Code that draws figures
━━━━━━━━

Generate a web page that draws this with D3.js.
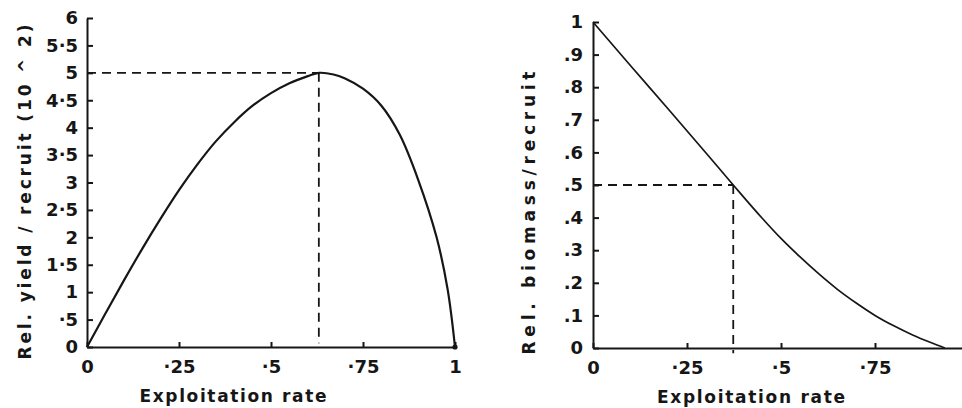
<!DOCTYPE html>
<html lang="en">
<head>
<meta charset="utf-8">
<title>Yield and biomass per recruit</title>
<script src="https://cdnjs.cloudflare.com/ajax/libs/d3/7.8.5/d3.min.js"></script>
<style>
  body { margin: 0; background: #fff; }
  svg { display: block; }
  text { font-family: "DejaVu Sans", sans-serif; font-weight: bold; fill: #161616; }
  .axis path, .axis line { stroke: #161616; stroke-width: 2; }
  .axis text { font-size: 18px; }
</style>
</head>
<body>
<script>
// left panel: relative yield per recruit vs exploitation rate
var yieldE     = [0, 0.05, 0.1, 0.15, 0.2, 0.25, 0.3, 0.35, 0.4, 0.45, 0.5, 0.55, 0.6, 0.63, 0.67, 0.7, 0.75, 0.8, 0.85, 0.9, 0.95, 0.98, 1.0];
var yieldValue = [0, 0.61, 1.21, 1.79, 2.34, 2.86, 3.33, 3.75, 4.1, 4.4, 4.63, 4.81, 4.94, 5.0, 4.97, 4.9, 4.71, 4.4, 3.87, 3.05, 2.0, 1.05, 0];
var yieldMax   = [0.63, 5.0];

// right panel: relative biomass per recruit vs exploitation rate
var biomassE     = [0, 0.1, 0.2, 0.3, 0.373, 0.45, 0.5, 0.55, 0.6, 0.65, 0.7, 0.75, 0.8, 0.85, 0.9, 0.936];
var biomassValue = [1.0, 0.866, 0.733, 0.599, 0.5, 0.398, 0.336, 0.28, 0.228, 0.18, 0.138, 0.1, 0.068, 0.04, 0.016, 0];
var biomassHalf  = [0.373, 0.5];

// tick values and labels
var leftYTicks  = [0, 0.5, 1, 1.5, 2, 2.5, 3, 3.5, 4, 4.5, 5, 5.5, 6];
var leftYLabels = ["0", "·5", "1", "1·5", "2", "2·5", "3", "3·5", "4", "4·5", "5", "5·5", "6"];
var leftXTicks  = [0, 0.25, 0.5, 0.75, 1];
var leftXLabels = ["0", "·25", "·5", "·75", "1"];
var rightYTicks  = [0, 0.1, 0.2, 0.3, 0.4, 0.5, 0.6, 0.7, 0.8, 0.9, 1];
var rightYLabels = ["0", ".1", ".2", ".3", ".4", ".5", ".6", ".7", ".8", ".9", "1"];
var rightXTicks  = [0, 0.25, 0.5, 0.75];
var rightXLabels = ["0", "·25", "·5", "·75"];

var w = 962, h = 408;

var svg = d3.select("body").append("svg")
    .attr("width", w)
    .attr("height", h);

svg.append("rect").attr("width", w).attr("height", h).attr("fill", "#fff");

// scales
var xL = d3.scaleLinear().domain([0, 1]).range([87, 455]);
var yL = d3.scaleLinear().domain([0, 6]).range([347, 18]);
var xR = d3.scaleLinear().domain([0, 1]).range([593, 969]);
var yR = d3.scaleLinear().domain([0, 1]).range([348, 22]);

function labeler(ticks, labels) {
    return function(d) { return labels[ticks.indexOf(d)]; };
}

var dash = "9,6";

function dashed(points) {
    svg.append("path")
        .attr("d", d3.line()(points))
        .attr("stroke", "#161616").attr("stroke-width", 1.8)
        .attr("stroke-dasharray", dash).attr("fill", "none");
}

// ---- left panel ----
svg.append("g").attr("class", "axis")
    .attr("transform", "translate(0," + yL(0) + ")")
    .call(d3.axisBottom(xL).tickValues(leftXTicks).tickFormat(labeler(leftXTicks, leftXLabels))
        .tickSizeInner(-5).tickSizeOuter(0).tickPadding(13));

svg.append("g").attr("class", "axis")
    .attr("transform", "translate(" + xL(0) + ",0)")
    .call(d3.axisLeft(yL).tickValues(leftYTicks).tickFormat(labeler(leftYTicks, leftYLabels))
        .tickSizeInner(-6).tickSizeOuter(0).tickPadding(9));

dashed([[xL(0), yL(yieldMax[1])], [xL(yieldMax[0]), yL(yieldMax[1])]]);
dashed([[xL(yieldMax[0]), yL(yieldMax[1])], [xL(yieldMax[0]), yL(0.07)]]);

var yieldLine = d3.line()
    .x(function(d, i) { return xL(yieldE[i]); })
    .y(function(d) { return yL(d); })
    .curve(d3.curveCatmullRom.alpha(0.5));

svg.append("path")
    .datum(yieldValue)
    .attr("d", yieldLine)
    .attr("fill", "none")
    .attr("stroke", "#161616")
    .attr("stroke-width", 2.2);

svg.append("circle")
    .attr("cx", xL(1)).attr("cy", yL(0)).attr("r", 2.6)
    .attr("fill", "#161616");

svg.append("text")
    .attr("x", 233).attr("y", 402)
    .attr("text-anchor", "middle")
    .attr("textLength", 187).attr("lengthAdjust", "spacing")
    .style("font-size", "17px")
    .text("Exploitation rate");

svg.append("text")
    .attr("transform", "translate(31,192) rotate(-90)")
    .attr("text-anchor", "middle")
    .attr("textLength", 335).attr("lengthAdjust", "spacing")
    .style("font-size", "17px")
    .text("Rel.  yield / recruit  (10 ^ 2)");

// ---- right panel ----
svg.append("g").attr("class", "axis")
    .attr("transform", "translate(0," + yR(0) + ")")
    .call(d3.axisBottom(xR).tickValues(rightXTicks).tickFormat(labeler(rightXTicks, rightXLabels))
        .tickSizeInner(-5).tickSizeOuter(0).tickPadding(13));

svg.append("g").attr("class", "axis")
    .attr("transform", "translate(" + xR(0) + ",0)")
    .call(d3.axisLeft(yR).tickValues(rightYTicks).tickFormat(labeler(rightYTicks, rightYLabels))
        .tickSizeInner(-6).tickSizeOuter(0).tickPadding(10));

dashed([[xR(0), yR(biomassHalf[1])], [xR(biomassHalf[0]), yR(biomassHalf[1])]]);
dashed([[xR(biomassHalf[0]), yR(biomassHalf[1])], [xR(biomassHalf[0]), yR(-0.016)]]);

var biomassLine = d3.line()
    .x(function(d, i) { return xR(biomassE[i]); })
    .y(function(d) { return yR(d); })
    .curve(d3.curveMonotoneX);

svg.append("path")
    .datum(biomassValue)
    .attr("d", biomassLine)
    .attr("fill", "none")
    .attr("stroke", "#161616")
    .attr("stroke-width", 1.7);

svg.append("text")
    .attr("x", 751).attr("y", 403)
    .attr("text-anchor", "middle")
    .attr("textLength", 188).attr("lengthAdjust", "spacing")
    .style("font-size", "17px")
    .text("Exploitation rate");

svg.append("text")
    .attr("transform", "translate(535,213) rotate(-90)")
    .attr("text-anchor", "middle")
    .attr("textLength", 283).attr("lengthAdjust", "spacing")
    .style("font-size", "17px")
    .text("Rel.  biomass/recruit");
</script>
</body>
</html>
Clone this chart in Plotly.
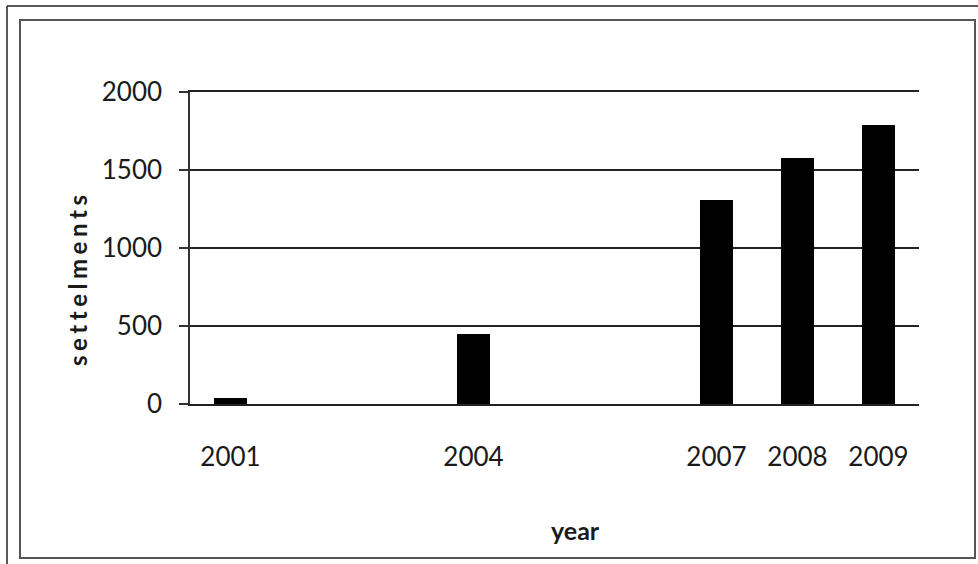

━━━━━━━━

Problem to work on: Generate a word-for-word copy of the preceding records, excluding all pictures.

Written solution:
Generate a web page that draws this with D3.js.
<!DOCTYPE html>
<html lang="en">
<head>
<meta charset="utf-8">
<title>Yield and biomass per recruit</title>
<script src="https://cdnjs.cloudflare.com/ajax/libs/d3/7.8.5/d3.min.js"></script>
<style>
  body { margin: 0; background: #fff; }
  svg { display: block; }
  text { font-family: "DejaVu Sans", sans-serif; font-weight: bold; fill: #161616; }
  .axis path, .axis line { stroke: #161616; stroke-width: 2; }
  .axis text { font-size: 18px; }
</style>
</head>
<body>
<script>
// left panel: relative yield per recruit vs exploitation rate
var yieldE     = [0, 0.05, 0.1, 0.15, 0.2, 0.25, 0.3, 0.35, 0.4, 0.45, 0.5, 0.55, 0.6, 0.63, 0.67, 0.7, 0.75, 0.8, 0.85, 0.9, 0.95, 0.98, 1.0];
var yieldValue = [0, 0.61, 1.21, 1.79, 2.34, 2.86, 3.33, 3.75, 4.1, 4.4, 4.63, 4.81, 4.94, 5.0, 4.97, 4.9, 4.71, 4.4, 3.87, 3.05, 2.0, 1.05, 0];
var yieldMax   = [0.63, 5.0];

// right panel: relative biomass per recruit vs exploitation rate
var biomassE     = [0, 0.1, 0.2, 0.3, 0.373, 0.45, 0.5, 0.55, 0.6, 0.65, 0.7, 0.75, 0.8, 0.85, 0.9, 0.936];
var biomassValue = [1.0, 0.866, 0.733, 0.599, 0.5, 0.398, 0.336, 0.28, 0.228, 0.18, 0.138, 0.1, 0.068, 0.04, 0.016, 0];
var biomassHalf  = [0.373, 0.5];

// tick values and labels
var leftYTicks  = [0, 0.5, 1, 1.5, 2, 2.5, 3, 3.5, 4, 4.5, 5, 5.5, 6];
var leftYLabels = ["0", "·5", "1", "1·5", "2", "2·5", "3", "3·5", "4", "4·5", "5", "5·5", "6"];
var leftXTicks  = [0, 0.25, 0.5, 0.75, 1];
var leftXLabels = ["0", "·25", "·5", "·75", "1"];
var rightYTicks  = [0, 0.1, 0.2, 0.3, 0.4, 0.5, 0.6, 0.7, 0.8, 0.9, 1];
var rightYLabels = ["0", ".1", ".2", ".3", ".4", ".5", ".6", ".7", ".8", ".9", "1"];
var rightXTicks  = [0, 0.25, 0.5, 0.75];
var rightXLabels = ["0", "·25", "·5", "·75"];

var w = 962, h = 408;

var svg = d3.select("body").append("svg")
    .attr("width", w)
    .attr("height", h);

svg.append("rect").attr("width", w).attr("height", h).attr("fill", "#fff");

// scales
var xL = d3.scaleLinear().domain([0, 1]).range([87, 455]);
var yL = d3.scaleLinear().domain([0, 6]).range([347, 18]);
var xR = d3.scaleLinear().domain([0, 1]).range([593, 969]);
var yR = d3.scaleLinear().domain([0, 1]).range([348, 22]);

function labeler(ticks, labels) {
    return function(d) { return labels[ticks.indexOf(d)]; };
}

var dash = "9,6";

function dashed(points) {
    svg.append("path")
        .attr("d", d3.line()(points))
        .attr("stroke", "#161616").attr("stroke-width", 1.8)
        .attr("stroke-dasharray", dash).attr("fill", "none");
}

// ---- left panel ----
svg.append("g").attr("class", "axis")
    .attr("transform", "translate(0," + yL(0) + ")")
    .call(d3.axisBottom(xL).tickValues(leftXTicks).tickFormat(labeler(leftXTicks, leftXLabels))
        .tickSizeInner(-5).tickSizeOuter(0).tickPadding(13));

svg.append("g").attr("class", "axis")
    .attr("transform", "translate(" + xL(0) + ",0)")
    .call(d3.axisLeft(yL).tickValues(leftYTicks).tickFormat(labeler(leftYTicks, leftYLabels))
        .tickSizeInner(-6).tickSizeOuter(0).tickPadding(9));

dashed([[xL(0), yL(yieldMax[1])], [xL(yieldMax[0]), yL(yieldMax[1])]]);
dashed([[xL(yieldMax[0]), yL(yieldMax[1])], [xL(yieldMax[0]), yL(0.07)]]);

var yieldLine = d3.line()
    .x(function(d, i) { return xL(yieldE[i]); })
    .y(function(d) { return yL(d); })
    .curve(d3.curveCatmullRom.alpha(0.5));

svg.append("path")
    .datum(yieldValue)
    .attr("d", yieldLine)
    .attr("fill", "none")
    .attr("stroke", "#161616")
    .attr("stroke-width", 2.2);

svg.append("circle")
    .attr("cx", xL(1)).attr("cy", yL(0)).attr("r", 2.6)
    .attr("fill", "#161616");

svg.append("text")
    .attr("x", 233).attr("y", 402)
    .attr("text-anchor", "middle")
    .attr("textLength", 187).attr("lengthAdjust", "spacing")
    .style("font-size", "17px")
    .text("Exploitation rate");

svg.append("text")
    .attr("transform", "translate(31,192) rotate(-90)")
    .attr("text-anchor", "middle")
    .attr("textLength", 335).attr("lengthAdjust", "spacing")
    .style("font-size", "17px")
    .text("Rel.  yield / recruit  (10 ^ 2)");

// ---- right panel ----
svg.append("g").attr("class", "axis")
    .attr("transform", "translate(0," + yR(0) + ")")
    .call(d3.axisBottom(xR).tickValues(rightXTicks).tickFormat(labeler(rightXTicks, rightXLabels))
        .tickSizeInner(-5).tickSizeOuter(0).tickPadding(13));

svg.append("g").attr("class", "axis")
    .attr("transform", "translate(" + xR(0) + ",0)")
    .call(d3.axisLeft(yR).tickValues(rightYTicks).tickFormat(labeler(rightYTicks, rightYLabels))
        .tickSizeInner(-6).tickSizeOuter(0).tickPadding(10));

dashed([[xR(0), yR(biomassHalf[1])], [xR(biomassHalf[0]), yR(biomassHalf[1])]]);
dashed([[xR(biomassHalf[0]), yR(biomassHalf[1])], [xR(biomassHalf[0]), yR(-0.016)]]);

var biomassLine = d3.line()
    .x(function(d, i) { return xR(biomassE[i]); })
    .y(function(d) { return yR(d); })
    .curve(d3.curveMonotoneX);

svg.append("path")
    .datum(biomassValue)
    .attr("d", biomassLine)
    .attr("fill", "none")
    .attr("stroke", "#161616")
    .attr("stroke-width", 1.7);

svg.append("text")
    .attr("x", 751).attr("y", 403)
    .attr("text-anchor", "middle")
    .attr("textLength", 188).attr("lengthAdjust", "spacing")
    .style("font-size", "17px")
    .text("Exploitation rate");

svg.append("text")
    .attr("transform", "translate(535,213) rotate(-90)")
    .attr("text-anchor", "middle")
    .attr("textLength", 283).attr("lengthAdjust", "spacing")
    .style("font-size", "17px")
    .text("Rel.  biomass/recruit");
</script>
</body>
</html>
Clone this chart in Plotly.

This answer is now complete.